E a indústria alimentícia joga pesado, realizando promoções, oferecendo descontos e fazendo publicidade ostensiva – inclusive para crianças –, a fim de conquistar consumidores. Outros fatores que atraem o público são o sabor e a conveniência dos produtos industrializados (é muito mais fácil abrir uma caixa de hambúrguer e fritá-los em alguns minutos do que preparar um prato usando apenas alimentos saudáveis). Contudo, os cidadãos precisam resistir à tentação para o bem de sua saúde. “Os ultraprocessados devem ser evitados ao máximo”, recomenda Maia.
TRIBUTAÇÃO, UM CAMINHO
Mudar o preço dos alimentos é um passo importante para melhorar a saúde da população. Mas como fazer isso?
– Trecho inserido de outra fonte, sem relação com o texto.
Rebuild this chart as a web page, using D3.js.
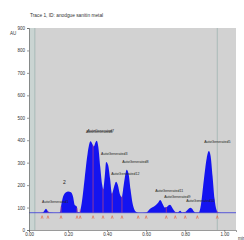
<html>
<head>
<meta charset="utf-8">
<script src="https://d3js.org/d3.v7.min.js"></script>
<style>
  body { margin: 0; padding: 0; background: #fff; }
  text { font-family: "Liberation Sans", Arial, sans-serif; }
</style>
</head>
<body>
<div id="chart"></div>
<script>
    // trace: time (min) and signal (AU)
    const traceTime = [0.00, 0.05, 0.07, 0.08, 0.087, 0.095, 0.105, 0.15, 0.158, 0.165, 0.175, 0.19, 0.20, 0.215, 0.225, 0.235, 0.24, 0.245, 0.25, 0.258,
        0.27, 0.285, 0.30, 0.315, 0.325, 0.332, 0.34, 0.347, 0.355, 0.365, 0.375, 0.38, 0.388, 0.395, 0.405, 0.415, 0.425, 0.435, 0.446, 0.455,
        0.465, 0.475, 0.485, 0.495, 0.50, 0.51, 0.52, 0.53, 0.54, 0.55, 0.56, 0.60, 0.62, 0.64, 0.66, 0.672, 0.685, 0.695, 0.705, 0.715,
        0.722, 0.73, 0.74, 0.75, 0.76, 0.774, 0.785, 0.80, 0.815, 0.826, 0.835, 0.845, 0.85, 0.87, 0.88, 0.895, 0.91, 0.921, 0.93, 0.94,
        0.95, 0.96, 0.97, 1.00, 1.06];
    const traceAU = [77, 77, 78, 88, 95, 86, 78, 77, 78, 110, 150, 168, 172, 168, 150, 110, 108, 104, 80, 78,
        120, 230, 340, 395, 382, 372, 390, 398, 370, 280, 200, 182, 240, 303, 290, 230, 162, 190, 215, 200,
        160, 146, 200, 255, 268, 250, 180, 120, 90, 80, 77, 78, 95, 105, 120, 134, 115, 100, 102, 110,
        112, 105, 90, 80, 78, 86, 78, 80, 92, 99, 95, 82, 78, 78, 110, 220, 320, 352, 330, 240,
        140, 90, 78, 77, 77];

    const baselineAU = 77;

    // peak boundary markers (min)
    const markerTime = [0.067, 0.097, 0.164, 0.246, 0.262, 0.328, 0.379, 0.426, 0.476, 0.559, 0.600, 0.703, 0.749, 0.800, 0.862, 0.964];

    // peak names and where they sit (min, AU)
    const peakNames = ["AutoGenerated1", "2", "AutoGenerated6", "AutoGenerated7", "AutoGenerated3", "AutoGenerated12", "AutoGenerated8",
        "AutoGenerated11", "AutoGenerated9", "AutoGenerated10", "AutoGenerated5"];
    const peakTime = [0.067, 0.174, 0.292, 0.300, 0.369, 0.421, 0.477, 0.646, 0.692, 0.805, 0.897];
    const peakAU = [120, 205, 433, 437, 335, 246, 299, 170, 143, 125, 388];

    const yTicks = [0, 100, 200, 300, 400, 500, 600, 700, 800, 900];
    const xTicks = [0.00, 0.20, 0.40, 0.60, 0.80, 1.00];

    const width = 244, height = 240;
    const svg = d3.select("#chart").append("svg")
        .attr("width", width).attr("height", height);

    const x = d3.scaleLinear().domain([0, 1.06]).range([29, 236]);
    const y = d3.scaleLinear().domain([0, 900]).range([230, 28]);

    // plot background
    svg.append("rect")
        .attr("x", x(0)).attr("y", y(900))
        .attr("width", x(1.06) - x(0)).attr("height", y(0) - y(900))
        .attr("fill", "#d2d2d2");
    svg.append("rect")
        .attr("x", x(0)).attr("y", y(900))
        .attr("width", x(0.03) - x(0)).attr("height", y(0) - y(900))
        .attr("fill", "#cad4d2");

    // start / end lines
    [0.03, 0.964].forEach(t => {
        svg.append("line")
            .attr("x1", x(t)).attr("x2", x(t))
            .attr("y1", y(900)).attr("y2", y(0))
            .attr("stroke", "#a9bab8").attr("stroke-width", 1);
    });

    const trace = traceTime.map((t, i) => ({ t: t, v: traceAU[i] }));

    const area = d3.area()
        .x(d => x(d.t))
        .y0(y(baselineAU))
        .y1(d => y(d.v))
        .curve(d3.curveMonotoneX);

    svg.append("path")
        .datum(trace)
        .attr("d", area)
        .attr("fill", "#1414f0");

    // baseline
    svg.append("line")
        .attr("x1", x(0)).attr("x2", x(1.06))
        .attr("y1", y(baselineAU)).attr("y2", y(baselineAU))
        .attr("stroke", "#3a3ad8").attr("stroke-width", 0.8);

    // boundary markers
    const interp = t => {
        const i = d3.bisector(d => d.t).left(trace, t);
        if (i <= 0) return trace[0].v;
        const a = trace[i - 1], b = trace[i];
        return a.v + (b.v - a.v) * (t - a.t) / (b.t - a.t);
    };
    markerTime.forEach(t => {
        svg.append("line")
            .attr("x1", x(t)).attr("x2", x(t))
            .attr("y1", y(baselineAU)).attr("y2", y(interp(t)))
            .attr("stroke", "#e0506a").attr("stroke-width", 0.6);
        svg.append("path")
            .attr("d", `M${x(t) - 1},${y(baselineAU) + 6}L${x(t)},${y(baselineAU) + 3}L${x(t) + 1},${y(baselineAU) + 6}`)
            .attr("fill", "none")
            .attr("stroke", "#e8603a").attr("stroke-width", 0.6);
    });

    // peak labels
    svg.selectAll("text.peak")
        .data(peakNames)
        .enter()
        .append("text")
        .attr("class", "peak")
        .attr("x", (d, i) => x(peakTime[i]))
        .attr("y", (d, i) => y(peakAU[i]))
        .attr("font-size", d => d === "2" ? 5 : 3.6)
        .attr("fill", "#222")
        .text(d => d);

    // axes
    const yAxis = d3.axisLeft(y).tickValues(yTicks).tickSize(2).tickPadding(2).tickFormat(d3.format("d"));
    const gy = svg.append("g").attr("transform", `translate(${x(0)},0)`).call(yAxis);
    const xAxis = d3.axisBottom(x).tickValues(xTicks).tickSize(2).tickPadding(1).tickFormat(d3.format(".2f"));
    const gx = svg.append("g").attr("transform", `translate(0,${y(0)})`).call(xAxis);
    [gx, gy].forEach(g => {
        g.selectAll("text").attr("font-size", 4.5).attr("fill", "#333")
            .style("font-family", "Liberation Sans, Arial, sans-serif");
        g.selectAll("line").attr("stroke", "#555").attr("stroke-width", 0.6);
        g.select(".domain").attr("stroke", "#555").attr("stroke-width", 0.6);
    });

    svg.append("text")
        .attr("x", 10).attr("y", 35)
        .attr("font-size", 4.5).attr("fill", "#333")
        .text("AU");

    svg.append("text")
        .attr("x", 238).attr("y", 240)
        .attr("font-size", 4.5).attr("fill", "#333")
        .text("min");

    svg.append("text")
        .attr("x", 30).attr("y", 17)
        .attr("font-size", 4.8).attr("fill", "#333")
        .text("Trace 1, ID: anodgue sanitin metal");
</script>
</body>
</html>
O Idec defende a tributação de bebidas açucaradas, a exemplo do que já ocorre no México, em alguns estados dos Estados Unidos e em vários países europeus. “Já existem evidências de que o aumento do preço de alimentos não saudáveis causa a queda das vendas”, destaca Amaral. Infelizmente, o que acontece no Brasil é o contrário: as indústrias recebem muitos benefícios fiscais. “De acordo com algumas pesquisas, aumentar o imposto dos alimentos não saudáveis tem surtido resultados mais efetivos do que isentar os saudáveis. No Brasil, o governo retirou os impostos de todos os produtos da cesta básica em 2013, e foi constatado que o impacto no consumo de alimentos pelos cidadãos e também nos preços foi pequeno”, conta a pesquisadora da UFMG. Para ela, começar a tributação pelas bebidas açucaradas é uma boa ideia. “Quando as bebidas açucaradas ficam mais caras, o consumo de água aumenta”, ela relata.
Ana Clara Duran, doutora em saúde pública e pesquisadora científica da Universidade Estadual de Campinas (Unicamp), também é a favor da tributação. “Eu, junto com pesquisadores da Faculdade de Economia, Administração e Contabilidade da Universidade de São Paulo (FEA/USP) verificamos que, se o preço de bebidas açucaradas aumentar em 20%, o consumo cairá em torno de 16%. Contudo, ela defende que a tributação seja acompanhada de outras medidas, como controle da publicidade – principalmente para crianças e adolescentes, mais vulneráveis –, restrição da compra de ultraprocessados por órgãos públicos, para escolas, hospitais e entidades governamentais, entre outras.
Infelizmente, a tramitação do Projeto de Lei (PL) no 2.183/2019 – que propõe elevar o imposto de bebidas açucaradas em 20% – está bastante lenta. O PL está com a Comissão de Assuntos Sociais (CAS) do Senado Federal, mas ainda deve passar pela Comissão de Assuntos Econômicos (CAE) e por algumas comissões da Câmara dos Deputados. O Idec está de olho e continuará lutando por sua aprovação.